# Starcraft II CD Installation Problem



## Carpetfizz (Jul 5, 2011)

Hello,
I'm on vacation and brought SC2 with me in disk form. It works and runs fine on my home computer, in which I used the same CD to install it with. However, I am trying to install it on a different computer using the same disk, and it isn't working. The installation stops at 51%. I tried it on two other computers and the same problem happens. Both computers are up to date in system specs and have plenty of space to install. Looking around on the internet, it seemed as if running as administrator was a hotfix, but it didn't work in my case.
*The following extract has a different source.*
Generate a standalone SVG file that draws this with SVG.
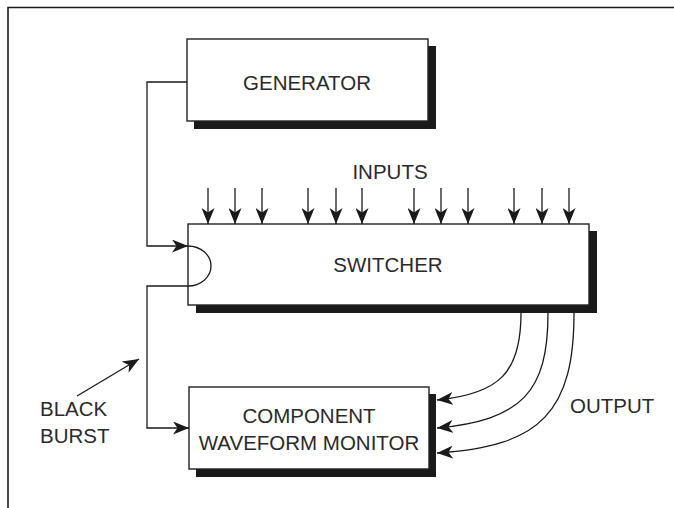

Has this problem happened to anyone else and have found a workaround? My game is registered on Battle.net and I can download it if I want to, but internet where I am right now is very slow and expensive, that is why I brought the CD with me. I'm kind of stumped as to what could be wrong. The disk drives couldn't have gone bad on 3 different computers for it to stop at 51% and the CD itself doesn't have any scratches. Any suggestions would be much appreciated.
Thanks much!
Carpetfizz


----------



## Thrall (Feb 19, 2011)

If you haven't tried it yet then you could try to copy everything on your cd to your harddrive and try to run the installation from there. 

From battle.net forum:



> 1. Make sure that hidden files are being shown for your system or not all required files may copy.
> 
> - Windows 2000/XP - double click on your "My Computer" icon, then from the toolbar at the top select 'Tools' then 'Folder options'. Next click the 'View' tab, scroll down the list and look for the option 'Hidden files and folders' make sure this is set to 'Show hidden files and folders'.
> 
> ...


Don't know if it will work but its worth a try.


----------



## Carpetfizz (Jul 5, 2011)

Thanks for the suggestion, I had tried this already and did in fact receive an error, I guess the disk is gone then. Thanks anyway!


----------